■ **Exercise prompt**:
Give only a count of the lines that include the string "script".

[Listing start]

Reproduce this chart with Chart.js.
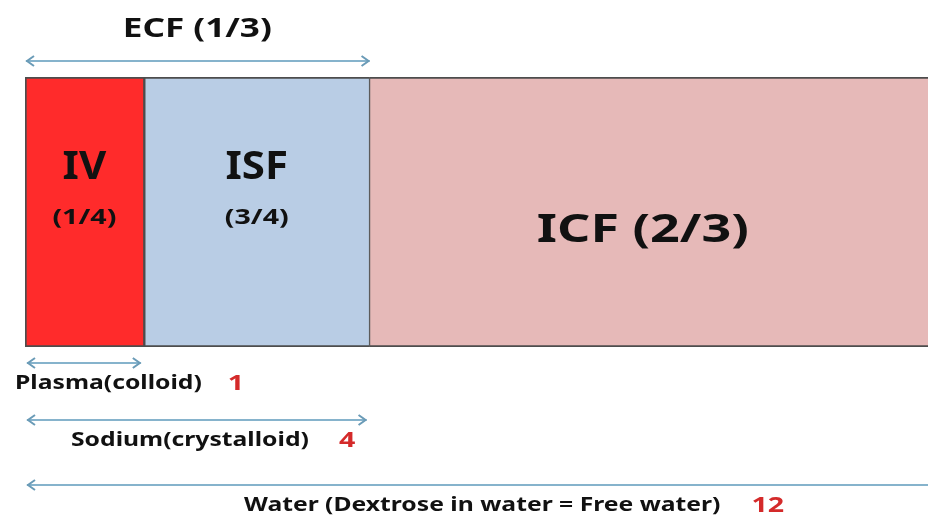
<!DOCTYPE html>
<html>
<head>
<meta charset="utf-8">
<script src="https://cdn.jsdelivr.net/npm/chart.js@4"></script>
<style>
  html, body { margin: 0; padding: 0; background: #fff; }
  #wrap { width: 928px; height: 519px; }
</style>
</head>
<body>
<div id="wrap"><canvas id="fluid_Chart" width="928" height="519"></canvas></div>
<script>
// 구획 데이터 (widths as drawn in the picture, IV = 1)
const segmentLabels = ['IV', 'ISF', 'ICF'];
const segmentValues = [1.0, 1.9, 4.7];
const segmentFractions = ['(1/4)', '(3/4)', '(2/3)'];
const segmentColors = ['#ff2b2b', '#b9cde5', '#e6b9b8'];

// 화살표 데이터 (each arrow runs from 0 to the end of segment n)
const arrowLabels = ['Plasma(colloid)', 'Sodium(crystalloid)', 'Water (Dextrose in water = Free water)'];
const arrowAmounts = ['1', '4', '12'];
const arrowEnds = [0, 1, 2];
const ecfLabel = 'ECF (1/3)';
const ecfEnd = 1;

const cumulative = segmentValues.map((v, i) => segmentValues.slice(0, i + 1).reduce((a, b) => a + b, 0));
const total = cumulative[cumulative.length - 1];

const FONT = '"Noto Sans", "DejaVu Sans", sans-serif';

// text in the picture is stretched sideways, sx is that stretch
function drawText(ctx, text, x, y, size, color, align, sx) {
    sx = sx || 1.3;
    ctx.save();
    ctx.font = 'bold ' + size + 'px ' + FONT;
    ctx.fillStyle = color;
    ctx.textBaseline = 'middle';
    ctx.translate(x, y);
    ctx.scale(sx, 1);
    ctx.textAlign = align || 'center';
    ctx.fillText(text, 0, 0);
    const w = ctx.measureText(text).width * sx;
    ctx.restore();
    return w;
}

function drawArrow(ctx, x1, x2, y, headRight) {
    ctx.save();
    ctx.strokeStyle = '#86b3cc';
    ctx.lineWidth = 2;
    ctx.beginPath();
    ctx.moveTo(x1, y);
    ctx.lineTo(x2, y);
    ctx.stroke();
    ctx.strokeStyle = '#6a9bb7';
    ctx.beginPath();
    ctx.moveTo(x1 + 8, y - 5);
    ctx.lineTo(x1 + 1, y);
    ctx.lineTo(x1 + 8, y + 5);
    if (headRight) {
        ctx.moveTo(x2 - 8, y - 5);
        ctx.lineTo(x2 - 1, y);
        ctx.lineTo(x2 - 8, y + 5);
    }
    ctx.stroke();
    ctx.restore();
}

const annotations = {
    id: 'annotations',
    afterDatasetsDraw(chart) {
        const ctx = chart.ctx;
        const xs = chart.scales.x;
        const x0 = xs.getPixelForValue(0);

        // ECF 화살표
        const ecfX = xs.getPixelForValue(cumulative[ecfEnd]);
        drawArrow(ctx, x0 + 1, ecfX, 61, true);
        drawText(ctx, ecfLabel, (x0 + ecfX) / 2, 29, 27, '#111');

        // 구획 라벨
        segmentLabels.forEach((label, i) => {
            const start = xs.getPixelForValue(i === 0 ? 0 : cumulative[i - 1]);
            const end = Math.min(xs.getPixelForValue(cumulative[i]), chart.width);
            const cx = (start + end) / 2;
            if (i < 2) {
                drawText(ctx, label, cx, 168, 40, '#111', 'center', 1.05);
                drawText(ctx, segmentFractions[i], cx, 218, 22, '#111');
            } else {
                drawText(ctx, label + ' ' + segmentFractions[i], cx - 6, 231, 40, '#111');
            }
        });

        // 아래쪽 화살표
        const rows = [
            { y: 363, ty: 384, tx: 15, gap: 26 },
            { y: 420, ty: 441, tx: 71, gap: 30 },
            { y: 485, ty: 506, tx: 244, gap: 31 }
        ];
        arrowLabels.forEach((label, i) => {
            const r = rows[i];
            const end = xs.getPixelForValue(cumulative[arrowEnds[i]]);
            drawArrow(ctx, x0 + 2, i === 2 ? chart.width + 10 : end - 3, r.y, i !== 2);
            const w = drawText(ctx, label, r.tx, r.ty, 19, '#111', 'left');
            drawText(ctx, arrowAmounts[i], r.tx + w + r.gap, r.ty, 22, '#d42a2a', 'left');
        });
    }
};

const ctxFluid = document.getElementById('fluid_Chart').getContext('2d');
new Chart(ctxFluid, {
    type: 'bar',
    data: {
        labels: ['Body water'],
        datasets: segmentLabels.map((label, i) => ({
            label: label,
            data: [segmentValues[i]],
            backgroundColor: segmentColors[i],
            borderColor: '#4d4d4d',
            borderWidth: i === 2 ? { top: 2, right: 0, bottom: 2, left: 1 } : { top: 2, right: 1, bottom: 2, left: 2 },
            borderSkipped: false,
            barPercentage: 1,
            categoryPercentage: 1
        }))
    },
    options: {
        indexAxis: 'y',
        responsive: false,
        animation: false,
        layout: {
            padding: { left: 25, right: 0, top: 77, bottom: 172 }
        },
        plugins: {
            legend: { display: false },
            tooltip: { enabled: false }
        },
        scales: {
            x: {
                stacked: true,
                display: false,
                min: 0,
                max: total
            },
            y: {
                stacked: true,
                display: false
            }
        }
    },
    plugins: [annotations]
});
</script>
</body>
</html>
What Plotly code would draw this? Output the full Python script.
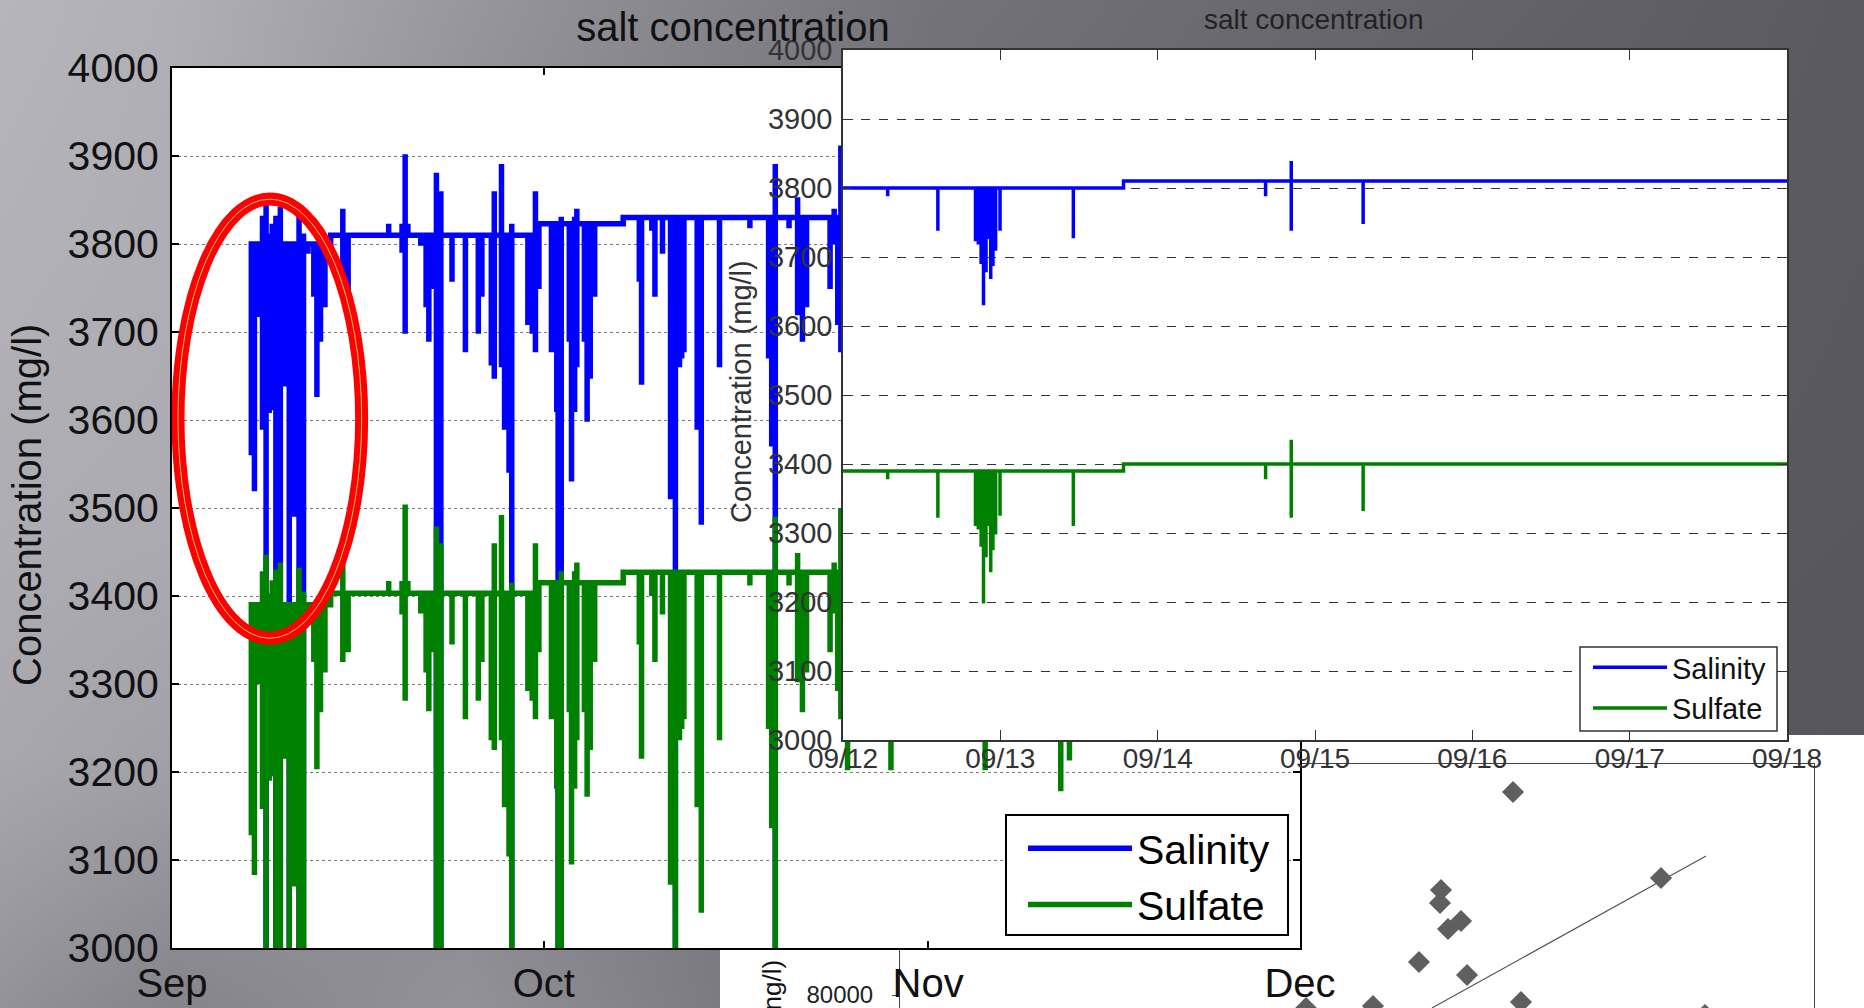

[Listing end]

■ **Answer to the exercise**:
4